On the flip side, those who bought homes from Opendoor didn’t always have stellar reviews — including Hazel Aguayo, who bought the Johnsons’ former home from Opendoor in July.
Aguayo, a 36-year-old part-time real estate agent, said she and her husband, Ruben, sought to move from a rented apartment because they wanted a yard for their two children, 5-year-old Noah and 4-year-old Ariel.
But if Aguayo hadn’t represented herself in the transaction, she said, she thinks another agent would have urged her to look elsewhere.
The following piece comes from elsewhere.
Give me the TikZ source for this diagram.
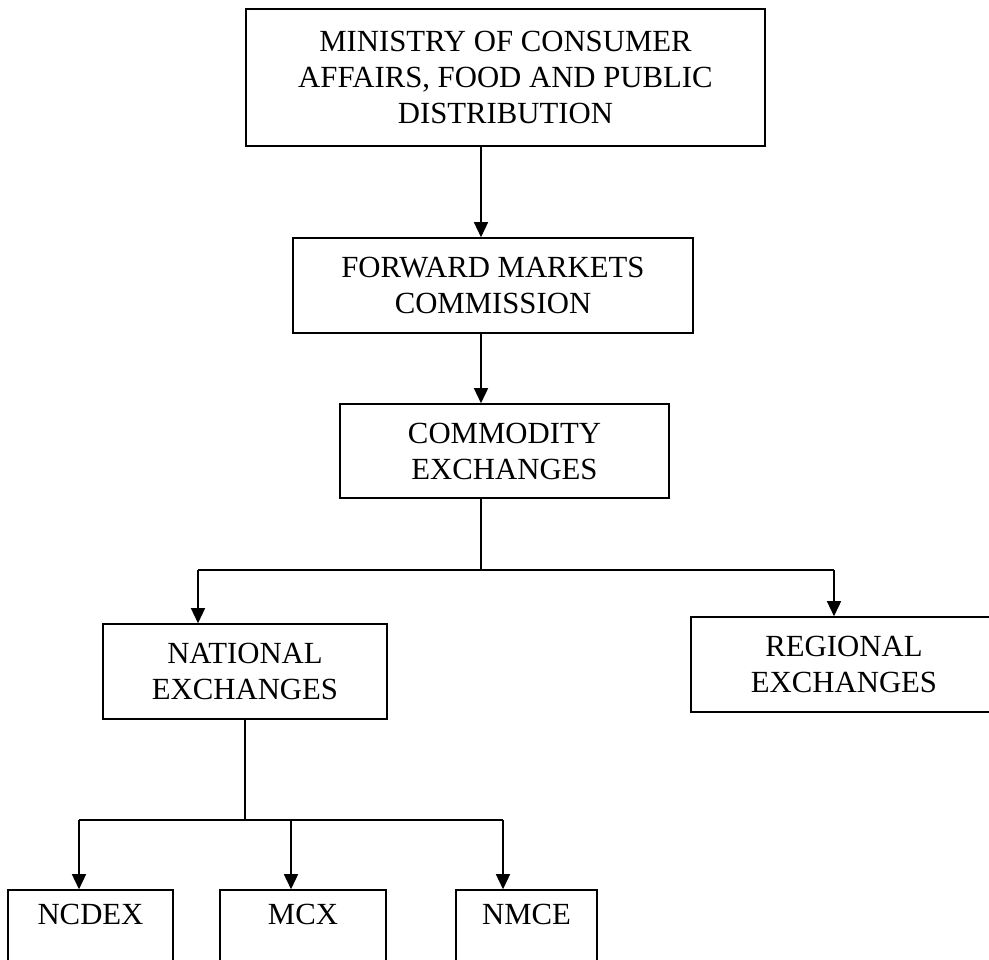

Aguayo said the point person Opendoor assigned to her transaction often didn’t respond to questions, forcing her to call a general phone number and constantly update different employees where she was in the buying process.
The escrow company Opendoor used was also hard to get in touch with and at one point told her to wire an incorrect amount, Aguayo said. “Doing [a sale] with Opendoor is like doing it with customer service.”
Three other Opendoor buyers or their representatives recounted similar experiences to The Times.
Aguayo identified an aspect of buying through the company that played to her advantage: Opendoor employees she came into contact with weren’t in Southern California. That enabled her to successfully negotiate her family’s purchase to about $37,000 below the list price by pointing to other houses listed for sale in a less attractive part of Duarte.
“Had the agent been local, they would know not to compare this house from those, because this house is in the best neighborhood,” Aguayo said.